Am Sonntag wird hoffentlich rechtsgültig feststehen, wer Bundespräsident wird. Hofer und Van der Bellen sagten zum Schluss der TV-Debatte doch noch versöhnlich: Wer immer gewinne, man werde miteinander in Kontakt bleiben.

Es war der gefühlt hundertste TV-Auftritt der beiden Kandidaten – und dennoch ein singuläres Ereignis. Fernseh-Auftritte sind und bleiben Gefühlskino. Es geht immer mehr um das Wie als um das Was – erst recht bei der (nach menschlichem Ermessen) letzten TV-Konfrontation. Der XXL-Wahlkampf für die Fischer-Nachfolge hatte etwas von einem Marathon-Lauf. Von Alexander Van der Bellen hatte man spätestens seit der Halbzeit den Eindruck, dass er sich zunehmend lustlos Richtung Ziel bewegt. Bei Norbert Hofer dominierte der Eindruck, dass er selbst dann, wenn auch ihm die Puste auszugehen drohte, die Zähne zu einem Lächeln zusammenbiss. Im finalen TV-Duell verbissen sich die beiden aber derart ineinander, dass man sich an das legendäre TV-Duell auf ATV ohne Moderator erinnert fühlte.
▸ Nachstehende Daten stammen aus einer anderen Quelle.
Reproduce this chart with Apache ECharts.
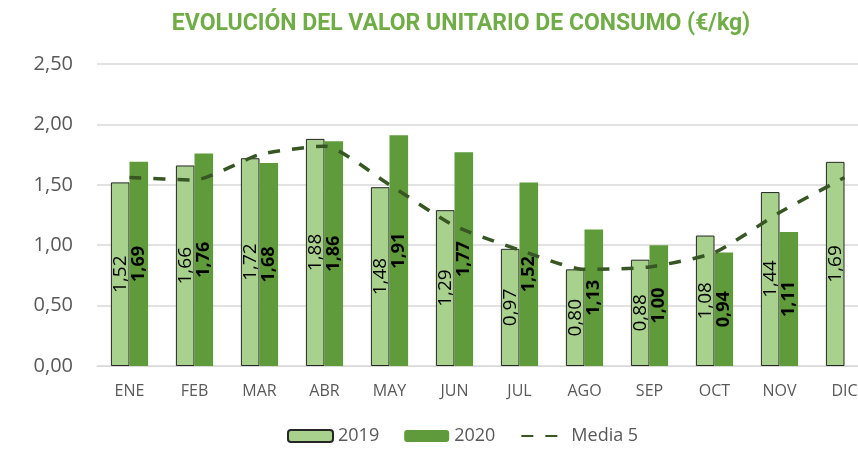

Van der Bellen startete angriffig und emotionell, verlor sich aber immer wieder professoral in Detailfragen. Hofer zog seine Strategie unpräsidentiell brutal durch, dessen Vertrauenswürdigkeit – Grundkapital für den Präsidentenjob – zu erschüttern: "Sie lügen...", "Sie sagen die Unwahrheit...", "Sie lügen...". Das ORF-Duell wurde so zum unwürdigen Schlusspunkt eines ermüdend langen Wahlkampfs.